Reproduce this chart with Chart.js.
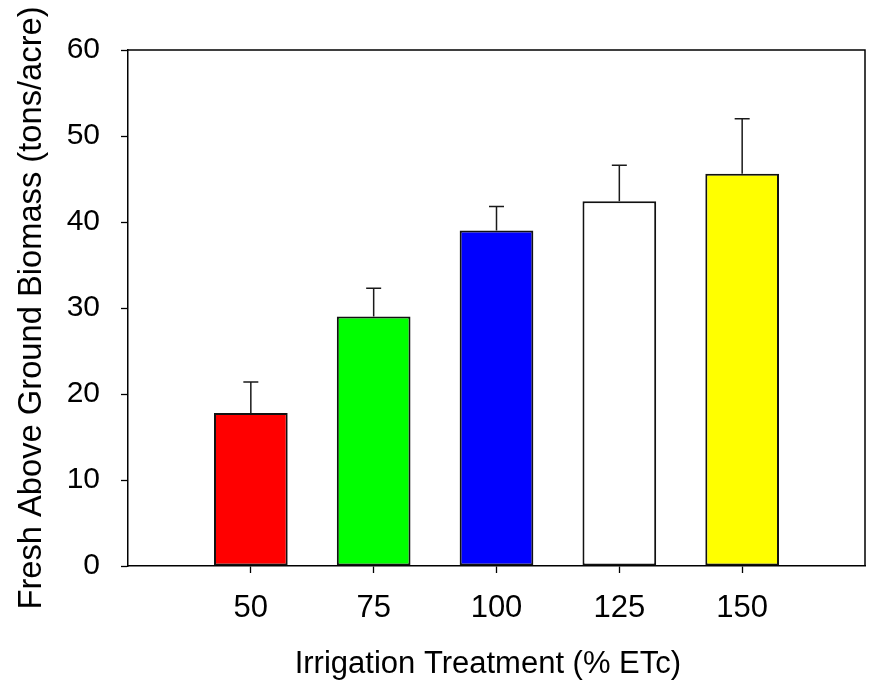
<!DOCTYPE html>
<html>
<head>
<meta charset="utf-8">
<script src="https://cdn.jsdelivr.net/npm/chart.js@4"></script>
<style>
  html, body { margin: 0; padding: 0; background: #fff; }
  #wrap { width: 871px; height: 683px; }
</style>
</head>
<body>
<div id="wrap"><canvas id="chart"></canvas></div>
<script>
// irrigation treatment (% ETc), mean fresh biomass and error bar length
const treatments = [50, 75, 100, 125, 150];
const biomass = [17.8, 29.0, 39.0, 42.4, 45.6];
const stdErr = [3.6, 3.3, 2.8, 4.2, 6.4];
const barColors = ['#ff0000', '#00ff00', '#0000ff', '#ffffff', '#ffff00'];

const FONT = "'Liberation Sans', Arial, sans-serif";

// caps + stems drawn from the bar top upward
const errorBars = {
  id: 'errorBars',
  afterDatasetsDraw(chart) {
    const { ctx, scales: { x, y } } = chart;
    ctx.save();
    ctx.strokeStyle = '#1a1a1a';
    ctx.lineWidth = 1.5;
    treatments.forEach((t, i) => {
      const px = x.getPixelForValue(t);
      const base = y.getPixelForValue(biomass[i]);
      const top = y.getPixelForValue(biomass[i] + stdErr[i]);
      ctx.beginPath();
      ctx.moveTo(px, base);
      ctx.lineTo(px, top);
      ctx.moveTo(px - 7.5, top);
      ctx.lineTo(px + 7.5, top);
      ctx.stroke();
    });
    ctx.restore();
  }
};

// top and right edges of the box
const frame = {
  id: 'frame',
  afterDraw(chart) {
    const { ctx, chartArea: a } = chart;
    ctx.save();
    ctx.strokeStyle = '#000';
    ctx.lineWidth = 1.5;
    ctx.beginPath();
    ctx.moveTo(a.left, a.top);
    ctx.lineTo(a.right, a.top);
    ctx.lineTo(a.right, a.bottom);
    ctx.stroke();
    ctx.restore();
  }
};

new Chart(document.getElementById('chart').getContext('2d'), {
  type: 'bar',
  data: {
    datasets: [{
      data: treatments.map((t, i) => ({ x: t, y: biomass[i] })),
      backgroundColor: barColors,
      borderColor: '#111',
      borderWidth: 2,
      borderSkipped: false,
      barPercentage: 0.6,
      categoryPercentage: 1.0
    }]
  },
  options: {
    responsive: true,
    maintainAspectRatio: false,
    animation: false,
    layout: { padding: { top: 50, right: 6, left: 0, bottom: 0 } },
    plugins: { legend: { display: false }, tooltip: { enabled: false } },
    scales: {
      x: {
        type: 'linear',
        min: 25,
        max: 175,
        offset: false,
        afterBuildTicks: (s) => { s.ticks = treatments.map(v => ({ value: v })); },
        afterFit: (s) => { s.height = 117; },
        grid: { drawOnChartArea: false, drawTicks: true, tickLength: 7, tickColor: '#000', tickWidth: 1.3, offset: false },
        border: { color: '#000', width: 1.5 },
        ticks: { color: '#000', font: { family: FONT, size: 31 }, padding: 17, maxRotation: 0 },
        // trailing no-break spaces nudge the centred title a little left, as in the original
        title: { display: true, text: 'Irrigation Treatment (% ETc)\u00a0\u00a0', color: '#000', font: { family: FONT, size: 31 }, padding: { top: 0, bottom: 0 } }
      },
      y: {
        min: 0,
        max: 60,
        afterFit: (s) => { s.width = 128; },
        grid: { drawOnChartArea: false, drawTicks: true, tickLength: 7, tickColor: '#000', tickWidth: 1.3 },
        border: { color: '#000', width: 1.5 },
        ticks: { stepSize: 10, color: '#000', font: { family: FONT, size: 30 }, padding: 21 },
        title: { display: true, text: 'Fresh Above Ground Biomass (tons/acre)', color: '#000', font: { family: FONT, size: 32.7 }, padding: { top: 12, bottom: 0 } }
      }
    }
  },
  plugins: [errorBars, frame]
});
</script>
</body>
</html>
=======
What to produce: Set down the material exactly, every line of it, except for the pictures.

Task output:
Reproduce this chart with Chart.js.
<!DOCTYPE html>
<html>
<head>
<meta charset="utf-8">
<script src="https://cdn.jsdelivr.net/npm/chart.js@4"></script>
<style>
  html, body { margin: 0; padding: 0; background: #fff; }
  #wrap { width: 871px; height: 683px; }
</style>
</head>
<body>
<div id="wrap"><canvas id="chart"></canvas></div>
<script>
// irrigation treatment (% ETc), mean fresh biomass and error bar length
const treatments = [50, 75, 100, 125, 150];
const biomass = [17.8, 29.0, 39.0, 42.4, 45.6];
const stdErr = [3.6, 3.3, 2.8, 4.2, 6.4];
const barColors = ['#ff0000', '#00ff00', '#0000ff', '#ffffff', '#ffff00'];

const FONT = "'Liberation Sans', Arial, sans-serif";

// caps + stems drawn from the bar top upward
const errorBars = {
  id: 'errorBars',
  afterDatasetsDraw(chart) {
    const { ctx, scales: { x, y } } = chart;
    ctx.save();
    ctx.strokeStyle = '#1a1a1a';
    ctx.lineWidth = 1.5;
    treatments.forEach((t, i) => {
      const px = x.getPixelForValue(t);
      const base = y.getPixelForValue(biomass[i]);
      const top = y.getPixelForValue(biomass[i] + stdErr[i]);
      ctx.beginPath();
      ctx.moveTo(px, base);
      ctx.lineTo(px, top);
      ctx.moveTo(px - 7.5, top);
      ctx.lineTo(px + 7.5, top);
      ctx.stroke();
    });
    ctx.restore();
  }
};

// top and right edges of the box
const frame = {
  id: 'frame',
  afterDraw(chart) {
    const { ctx, chartArea: a } = chart;
    ctx.save();
    ctx.strokeStyle = '#000';
    ctx.lineWidth = 1.5;
    ctx.beginPath();
    ctx.moveTo(a.left, a.top);
    ctx.lineTo(a.right, a.top);
    ctx.lineTo(a.right, a.bottom);
    ctx.stroke();
    ctx.restore();
  }
};

new Chart(document.getElementById('chart').getContext('2d'), {
  type: 'bar',
  data: {
    datasets: [{
      data: treatments.map((t, i) => ({ x: t, y: biomass[i] })),
      backgroundColor: barColors,
      borderColor: '#111',
      borderWidth: 2,
      borderSkipped: false,
      barPercentage: 0.6,
      categoryPercentage: 1.0
    }]
  },
  options: {
    responsive: true,
    maintainAspectRatio: false,
    animation: false,
    layout: { padding: { top: 50, right: 6, left: 0, bottom: 0 } },
    plugins: { legend: { display: false }, tooltip: { enabled: false } },
    scales: {
      x: {
        type: 'linear',
        min: 25,
        max: 175,
        offset: false,
        afterBuildTicks: (s) => { s.ticks = treatments.map(v => ({ value: v })); },
        afterFit: (s) => { s.height = 117; },
        grid: { drawOnChartArea: false, drawTicks: true, tickLength: 7, tickColor: '#000', tickWidth: 1.3, offset: false },
        border: { color: '#000', width: 1.5 },
        ticks: { color: '#000', font: { family: FONT, size: 31 }, padding: 17, maxRotation: 0 },
        // trailing no-break spaces nudge the centred title a little left, as in the original
        title: { display: true, text: 'Irrigation Treatment (% ETc)\u00a0\u00a0', color: '#000', font: { family: FONT, size: 31 }, padding: { top: 0, bottom: 0 } }
      },
      y: {
        min: 0,
        max: 60,
        afterFit: (s) => { s.width = 128; },
        grid: { drawOnChartArea: false, drawTicks: true, tickLength: 7, tickColor: '#000', tickWidth: 1.3 },
        border: { color: '#000', width: 1.5 },
        ticks: { stepSize: 10, color: '#000', font: { family: FONT, size: 30 }, padding: 21 },
        title: { display: true, text: 'Fresh Above Ground Biomass (tons/acre)', color: '#000', font: { family: FONT, size: 32.7 }, padding: { top: 12, bottom: 0 } }
      }
    }
  },
  plugins: [errorBars, frame]
});
</script>
</body>
</html>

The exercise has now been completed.